Ted Ts’o on the Recent Ext4 Delayed Allocation Issues
There has been a lot of discussion about the recent potential ext4 data loss issues. The data loss issue is caused by ext4 using delayed allocation to improve performance which results in some data loss if the system loses power before the latest set of data in the buffer is written to disk. The system will then replace the existing file with a zero-length file (there are a set of patches for kernel 2.6.30 to fix the killing of existing files, but if the file is a newly created file it will still be zero-length) . This is a common method for improving filesystem performance and filesystems such as Reiser4, XFS, HFS+, ZFS and btrfs use this method.

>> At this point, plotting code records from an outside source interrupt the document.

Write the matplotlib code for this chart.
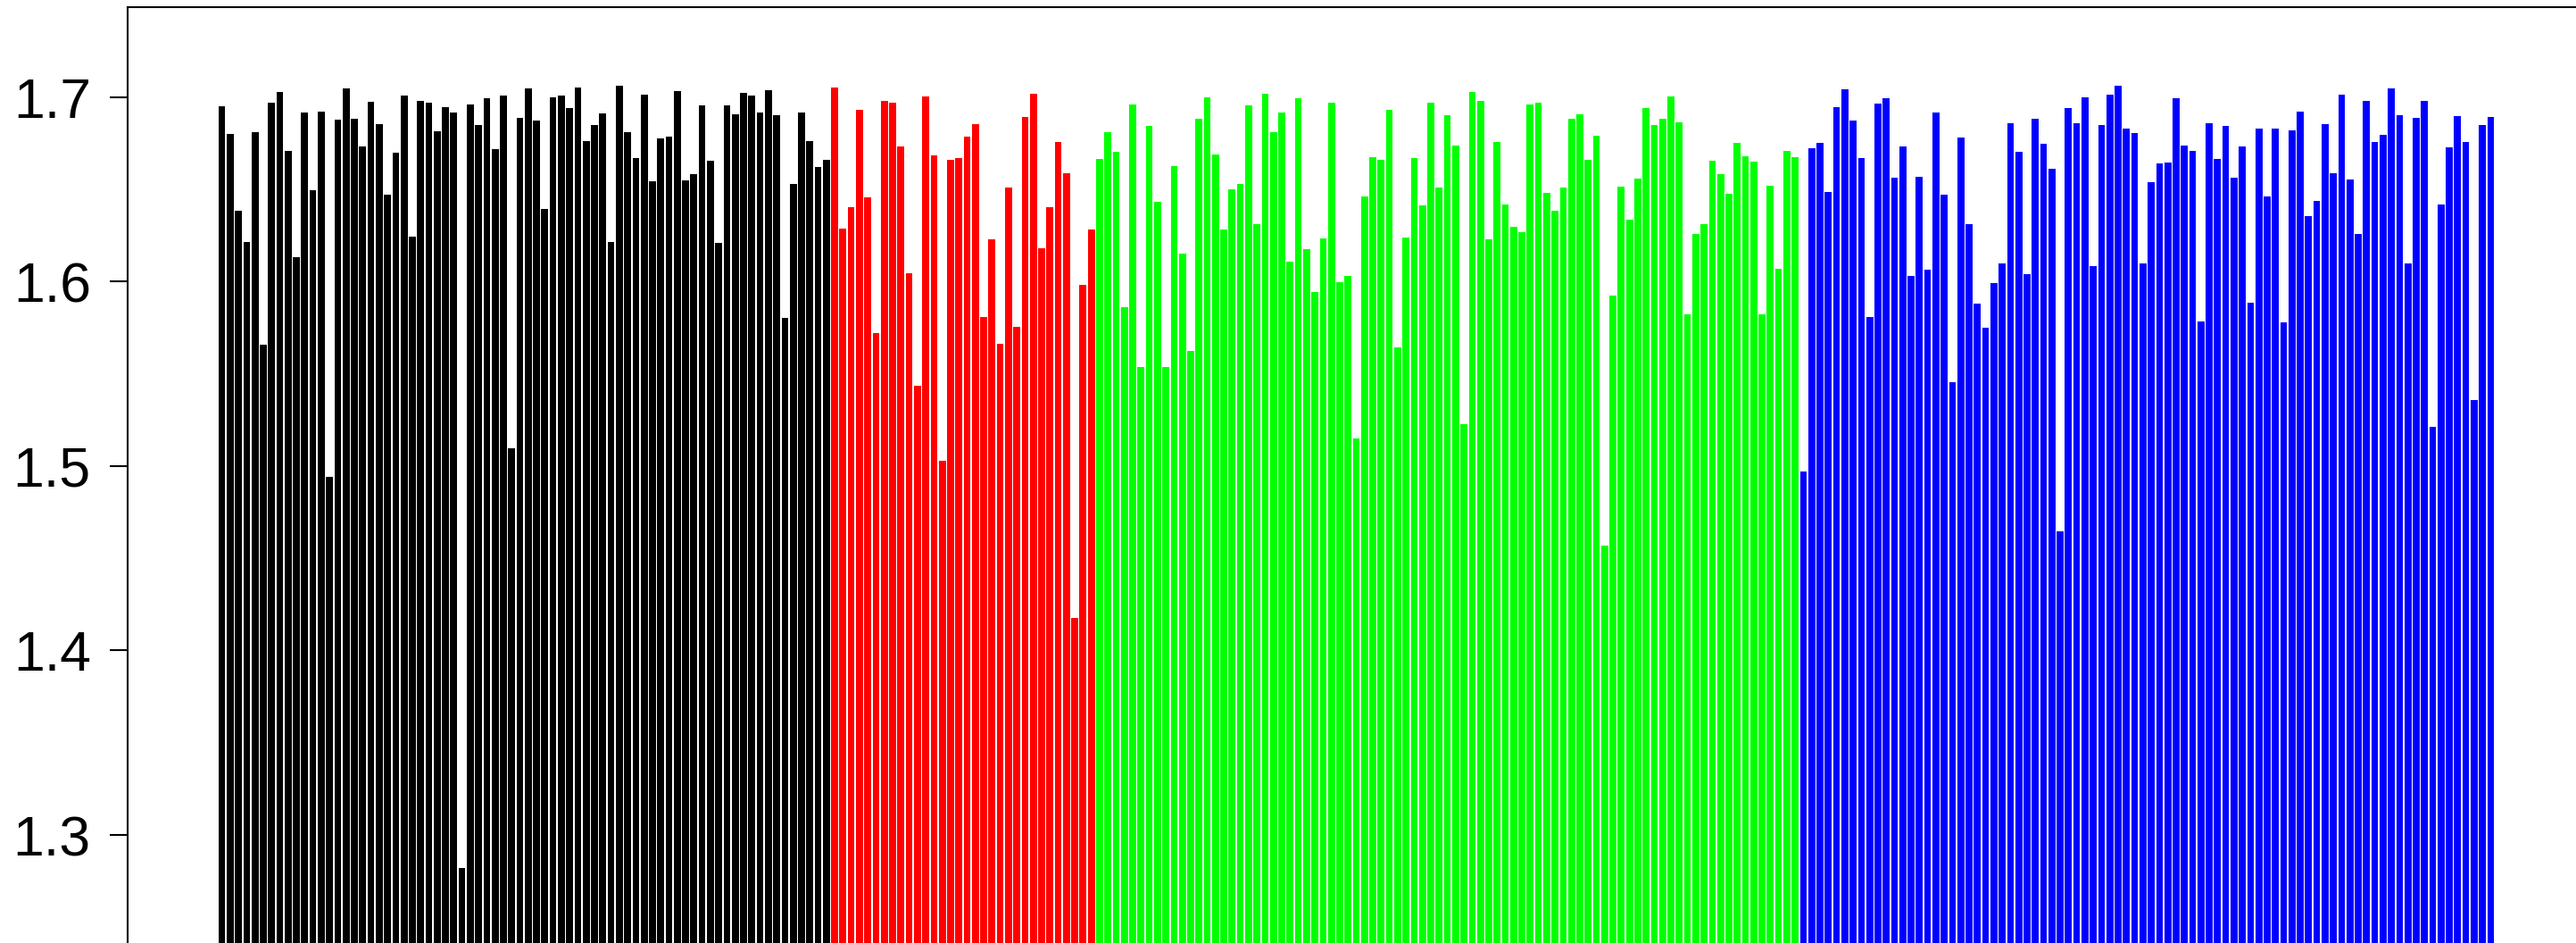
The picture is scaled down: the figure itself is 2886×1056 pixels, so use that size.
import numpy as np
import matplotlib.pyplot as plt

# values, one list per colour group
black_vals = [
    1.6950, 1.6800, 1.6383, 1.6214, 1.6809, 1.5657, 1.6969, 1.7027, 1.6708, 1.6132,
    1.6916, 1.6495, 1.6921, 1.4941, 1.6877, 1.7046, 1.6882, 1.6732, 1.6974, 1.6853,
    1.6470, 1.6698, 1.7008, 1.6243, 1.6979, 1.6969, 1.6814, 1.6945, 1.6916, 1.2822,
    1.6959, 1.6848, 1.6993, 1.6717, 1.7008, 1.5096, 1.6887, 1.7046, 1.6872, 1.6393,
    1.6998, 1.7008, 1.6940, 1.7051, 1.6761, 1.6848, 1.6911, 1.6214, 1.7061, 1.6809,
    1.6669, 1.7013, 1.6543, 1.6775, 1.6785, 1.7032, 1.6548, 1.6582, 1.6954, 1.6654,
    1.6209, 1.6954, 1.6906, 1.7022, 1.7008, 1.6916, 1.7037, 1.6901, 1.5803, 1.6529,
    1.6916, 1.6761, 1.6621, 1.6659,
]
red_vals = [
    1.7051, 1.6287, 1.6403, 1.6930, 1.6456, 1.5720, 1.6979, 1.6969, 1.6732, 1.6045,
    1.5435, 1.7003, 1.6683, 1.5028, 1.6659, 1.6669, 1.6785, 1.6853, 1.5807, 1.6228,
    1.5662, 1.6509, 1.5754, 1.6892, 1.7017, 1.6180, 1.6403, 1.6756, 1.6587, 1.4176,
    1.5982, 1.6282,
]
green_vals = [
    1.6664, 1.6809, 1.6703, 1.5861, 1.6959, 1.5536, 1.6843, 1.6432, 1.5536, 1.6625,
    1.6151, 1.5623, 1.6882, 1.6998, 1.6688, 1.6282, 1.6500, 1.6529, 1.6954, 1.6311,
    1.7017, 1.6809, 1.6916, 1.6107, 1.6993, 1.6175, 1.5943, 1.6233, 1.6969, 1.5996,
    1.6030, 1.5149, 1.6461, 1.6674, 1.6659, 1.6930, 1.5643, 1.6238, 1.6669, 1.6412,
    1.6969, 1.6509, 1.6901, 1.6737, 1.5227, 1.7027, 1.6979, 1.6228, 1.6756, 1.6417,
    1.6296, 1.6267, 1.6959, 1.6969, 1.6480, 1.6383, 1.6509, 1.6882, 1.6906, 1.6659,
    1.6790, 1.4568, 1.5924, 1.6514, 1.6335, 1.6558, 1.6940, 1.6848, 1.6882, 1.7003,
    1.6863, 1.5822, 1.6258, 1.6311, 1.6654, 1.6582, 1.6475, 1.6751, 1.6679, 1.6650,
    1.5822, 1.6519, 1.6069, 1.6708, 1.6674,
]
blue_vals = [
    1.4970, 1.6722, 1.6751, 1.6485, 1.6945, 1.7042, 1.6872, 1.6669, 1.5807, 1.6964,
    1.6993, 1.6562, 1.6732, 1.6030, 1.6567, 1.6064, 1.6916, 1.6470, 1.5454, 1.6780,
    1.6311, 1.5880, 1.5749, 1.5991, 1.6098, 1.6858, 1.6703, 1.6040, 1.6882, 1.6746,
    1.6611, 1.4648, 1.6940, 1.6858, 1.6998, 1.6083, 1.6848, 1.7013, 1.7061, 1.6829,
    1.6804, 1.6098, 1.6538, 1.6640, 1.6645, 1.6993, 1.6737, 1.6708, 1.5783, 1.6858,
    1.6664, 1.6843, 1.6562, 1.6732, 1.5885, 1.6829, 1.6461, 1.6829, 1.5778, 1.6819,
    1.6921, 1.6354, 1.6437, 1.6853, 1.6587, 1.7013, 1.6553, 1.6258, 1.6979, 1.6756,
    1.6795, 1.7046, 1.6901, 1.6098, 1.6887, 1.6979, 1.5212, 1.6417, 1.6727, 1.6896,
    1.6756, 1.5357, 1.6848, 1.6892,
]
groups = [black_vals, red_vals, green_vals, blue_vals]
group_colors = ["#000000", "#ff0000", "#00ff00", "#0000ff"]
y_ticks = [1.3, 1.4, 1.5, 1.6, 1.7]

values = np.concatenate(groups)
colors = np.concatenate([[c] * len(g) for g, c in zip(groups, group_colors)])
n = len(values)

# R barplot style: width 1, space 0.2
x = 0.7 + 1.2 * np.arange(n)
lo, hi = 0.2, 1.2 * n
pad = 0.04 * (hi - lo)

W, H = 2886, 1056
fig = plt.figure(figsize=(W / 100, H / 100), dpi=100)
plt.rcParams['font.family'] = ['Liberation Sans', 'DejaVu Sans']

# axes box runs past the right and bottom edges of the (cropped) picture
left_px, top_px = 142.7, 8.3
px_per_unit = 9.277 / 1.2
ax_w = (hi - lo + 2 * pad) * px_per_unit
y_top, y_bot = 1.74855, 1.2
ax_h = (y_top - y_bot) * 2066
ax = fig.add_axes([left_px / W, 1 - (top_px + ax_h) / H, ax_w / W, ax_h / H])

ax.bar(x, values, width=1.0, color=colors, linewidth=0)
ax.set_xlim(lo - pad, hi + pad)
ax.set_ylim(y_bot, y_top)

ax.set_yticks(y_ticks)
ax.set_yticklabels([f"{t:.1f}" for t in y_ticks], fontsize=45)
ax.tick_params(axis='y', direction='out', length=14.4, width=1.5, pad=15)
ax.set_xticks([])
for s in ax.spines.values():
    s.set_linewidth(1.5)

fig.savefig("out.png", dpi=100)
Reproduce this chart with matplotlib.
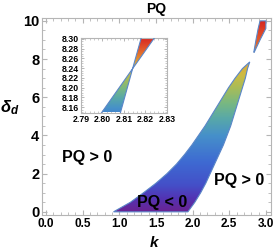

Ted Ts’o wrote a blog post titled “Delayed allocation and the zero-length file problem” in which he discusses these issues more in depth and talks about the pros and cons of all of the different solutions that are available to the ext4 team. I think this quote sums the issue and best solution going forward nicely:
What’s the best path forward? For now, what I would recommend to Ubuntu gamers whose systems crash all the time and who want to use ext4, to use the nodelalloc mount option. I haven’t quantified what the performance penalty will be for this mode of operation, but the performance will be better than ext3, and at least this way they won’t have to worry about files getting lost as a result of delayed allocation. Long term, application writers who are worried about files getting lost on an unclena shutdown really should use fsync. Modern filesystems are all going to be using delayed allocation, because of its inherent performance benefits, and whether you think the future belongs to ZFS, or btrfs, or XFS, or ext4 — all of these filesystems used delayed allocation.
I especially enjoy seeing how Mr. Ts’o is engaging his readers in the comments and holding a real discussion about the issue and solutions to the issue with them.